A few days ago, a friend of mine commented on a picture I posted on Facebook. It captured one of those rare moments in the daily grind of stay-at-home parenting where — in the midst of the diaper changes, meltdowns, and mealtime madness — there is a moment of pure delight. In this case, my two sons were sitting together for the first time in the front of a race car-themed shopping cart. My 3-year-old son was thrilled to have his infant brother “driving” with him. I couldn’t resist snapping a photo and posting it immediately. Having two sons of his own, my friend commented, “2 boys! What a great idea!”
I thought of this comment last Monday night when I heard the painful news of the grand jury’s decision in the Michael Brown case, and later when I heard of the same conclusion in the Eric Garner case.
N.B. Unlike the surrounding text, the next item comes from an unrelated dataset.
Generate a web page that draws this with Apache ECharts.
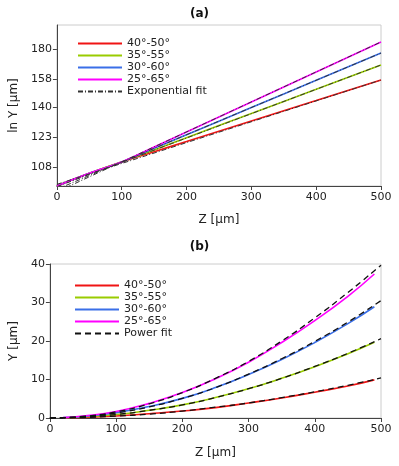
<!DOCTYPE html>
<html style="height: 100%">
<head>
    <meta charset="utf-8">
    <title>ECharts</title>
    <script src="https://cdn.jsdelivr.net/npm/echarts@6/dist/echarts.min.js"></script>
</head>
<body style="height: 100%; margin: 0">
<div id="main" style="width: 399px; height: 466px"></div>
<script type="text/javascript">

    // 数据 (a): ln Y vs Z, Y in µm
    var names = ['40°-50°', '35°-55°', '30°-60°', '25°-65°'];
    var colors = ['#f01414', '#99cc00', '#3a6fe8', '#ff00ff'];

    var zA = [0, 50, 100, 150, 200, 300, 400, 500];
    var yA_40 = [99.5, 105.1, 110.4, 115.4, 120.6, 131.8, 144.0, 157.4];
    var yA_35 = [99.5, 105.1, 110.4, 116.3, 122.6, 136.2, 151.2, 168.0];
    var yA_30 = [99.5, 105.1, 110.4, 117.1, 124.2, 139.7, 157.2, 176.9];
    var yA_25 = [99.5, 105.1, 110.4, 117.8, 125.7, 143.1, 163.0, 185.6];

    // exponential fit, end points
    var zFitA = [0, 500];
    var fitA_40 = [100.2, 157.4];
    var fitA_35 = [99.2, 168.0];
    var fitA_30 = [98.1, 176.9];
    var fitA_25 = [97.0, 185.6];

    var ticksA = [108, 123, 140, 158, 180];

    // 数据 (b): Y vs Z
    var zB = [20, 50, 100, 150, 200, 250, 300, 350, 400, 450, 490];
    var yB_40 = [0.0, 0.15, 0.5, 1.1, 1.8, 2.7, 3.9, 5.2, 6.7, 8.3, 9.9];
    var yB_35 = [0.05, 0.3, 0.9, 2.0, 3.4, 5.3, 7.6, 10.3, 13.3, 16.7, 19.7];
    var yB_30 = [0.1, 0.4, 1.4, 3.0, 5.1, 7.9, 11.3, 15.2, 19.6, 24.5, 28.9];
    var yB_25 = [0.1, 0.5, 1.7, 3.8, 6.6, 10.2, 14.5, 19.6, 25.3, 31.6, 37.4];

    // power fit
    var zFitB = [0, 50, 100, 150, 200, 250, 300, 350, 400, 450, 500];
    var fitB_40 = [0, 0.13, 0.5, 1.0, 1.8, 2.8, 3.9, 5.3, 6.8, 8.5, 10.4];
    var fitB_35 = [0, 0.23, 0.9, 2.0, 3.4, 5.3, 7.6, 10.3, 13.4, 16.8, 20.6];
    var fitB_30 = [0, 0.35, 1.3, 2.9, 5.1, 7.9, 11.4, 15.4, 19.9, 24.9, 30.5];
    var fitB_25 = [0, 0.4, 1.6, 3.7, 6.6, 10.3, 14.7, 20.0, 26.0, 32.6, 39.7];

    var font = 'DejaVu Sans';
    var axisCol = '#444';

    function pairs(xs, ys, f) {
        return xs.map(function (x, i) { return [x, f ? f(ys[i]) : ys[i]]; });
    }

    var dataA = [yA_40, yA_35, yA_30, yA_25];
    var fitsA = [fitA_40, fitA_35, fitA_30, fitA_25];
    var dataB = [yB_40, yB_35, yB_30, yB_25];
    var fitsB = [fitB_40, fitB_35, fitB_30, fitB_25];

    var series = [];
    names.forEach(function (n, i) {
        series.push({
            name: n, type: 'line', xAxisIndex: 0, yAxisIndex: 0,
            data: pairs(zA, dataA[i], Math.log), symbol: 'none', smooth: true,
            lineStyle: {color: colors[i], width: 1.6}, itemStyle: {color: colors[i]}, z: 2
        });
    });
    names.forEach(function (n, i) {
        series.push({
            name: 'Exponential fit', type: 'line', xAxisIndex: 0, yAxisIndex: 0,
            data: pairs(zFitA, fitsA[i], Math.log), symbol: 'none',
            lineStyle: {color: '#333', width: 1, type: [5, 2, 1, 2]}, itemStyle: {color: '#555'}, z: 3
        });
    });
    names.forEach(function (n, i) {
        series.push({
            name: n, type: 'line', xAxisIndex: 1, yAxisIndex: 1,
            data: pairs(zB, dataB[i]), symbol: 'none', smooth: true,
            lineStyle: {color: colors[i], width: 1.6}, itemStyle: {color: colors[i]}, z: 2
        });
    });
    names.forEach(function (n, i) {
        series.push({
            name: 'Power fit', type: 'line', xAxisIndex: 1, yAxisIndex: 1,
            data: pairs(zFitB, fitsB[i]), symbol: 'none', smooth: true,
            lineStyle: {color: '#111', width: 1.3, type: [6, 4]}, itemStyle: {color: '#111'}, z: 3
        });
    });

    var myChart = echarts.init(document.getElementById('main'));

    function xAxisCfg(idx) {
        return {
            type: 'value', gridIndex: idx, min: 0, max: 500, interval: 100,
            name: 'Z [µm]', nameLocation: 'middle', nameGap: idx === 0 ? 28 : 29,
            nameTextStyle: {fontFamily: font, fontSize: 12, color: '#222'},
            axisLine: {lineStyle: {color: axisCol}},
            axisTick: {length: 4, lineStyle: {color: axisCol}},
            axisLabel: {fontFamily: font, fontSize: 11, color: '#222', margin: 6},
            splitLine: {show: false}
        };
    }

    var lnTicks = ticksA.map(Math.log);

    var legendBase = {
        orient: 'vertical', itemWidth: 44, itemHeight: 12, itemGap: 1,
        itemStyle: {opacity: 0},
        textStyle: {fontFamily: font, fontSize: 11, color: '#222'}
    };

    option = {
        animation: false,
        backgroundColor: '#fff',
        title: [
            {text: '(a)', left: 'center', top: 3, textStyle: {fontFamily: font, fontSize: 12, fontWeight: 'bold', color: '#111'}},
            {text: '(b)', left: 'center', top: 236, textStyle: {fontFamily: font, fontSize: 12, fontWeight: 'bold', color: '#111'}}
        ],
        legend: [
            Object.assign({data: names.concat(['Exponential fit']), left: 72, top: 33}, legendBase),
            Object.assign({data: names.concat(['Power fit']), left: 69, top: 275}, legendBase)
        ],
        grid: [
            {left: 54, right: 18, top: 25, height: 161, show: true, borderColor: '#ccc', borderWidth: 1},
            {left: 47, right: 18, top: 264, height: 154, show: true, borderColor: '#ccc', borderWidth: 1}
        ],
        xAxis: [xAxisCfg(0), xAxisCfg(1)],
        yAxis: [
            {
                type: 'value', gridIndex: 0, min: 4.600, max: 5.297,
                name: 'ln Y [µm]', nameLocation: 'middle', nameGap: 36,
                nameTextStyle: {fontFamily: font, fontSize: 12, color: '#222'},
                axisLine: {show: true, lineStyle: {color: axisCol}},
                axisTick: {show: true, length: 4, customValues: lnTicks, lineStyle: {color: axisCol}},
                axisLabel: {
                    fontFamily: font, fontSize: 11, color: '#222', margin: 5, customValues: lnTicks,
                    formatter: function (v) { return String(Math.round(Math.exp(v))); }
                },
                splitLine: {show: false}
            },
            {
                type: 'value', gridIndex: 1, min: 0, max: 40, interval: 10,
                name: 'Y [µm]', nameLocation: 'middle', nameGap: 29,
                nameTextStyle: {fontFamily: font, fontSize: 12, color: '#222'},
                axisLine: {show: true, lineStyle: {color: axisCol}},
                axisTick: {show: true, length: 4, lineStyle: {color: axisCol}},
                axisLabel: {fontFamily: font, fontSize: 11, color: '#222', margin: 5},
                splitLine: {show: false}
            }
        ],
        series: series
    };

    myChart.setOption(option);
</script>
</body>
</html>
Yes, it was a great idea to have boys. My husband and I love them more than anything. They’ve brought more joy into our lives than we could ever have imagined. But, I wondered, how different would our experience be if we were parents of black sons instead of white sons? How much more worry and heartache would we face knowing the cards were stacked against them from birth? What would it be like to have to figure out how and when to have the talk — the one about law enforcement, no second chances and the need to go above and beyond in every situation?
I wasn’t always aware of the vastly different realities for people of color living in this country. My conversion was slow. Not the Damascus Road type of experience where I was blind for three days and then instantly I could see. No, it was and continues to be a long, slow, sometimes painful process of listening and learning.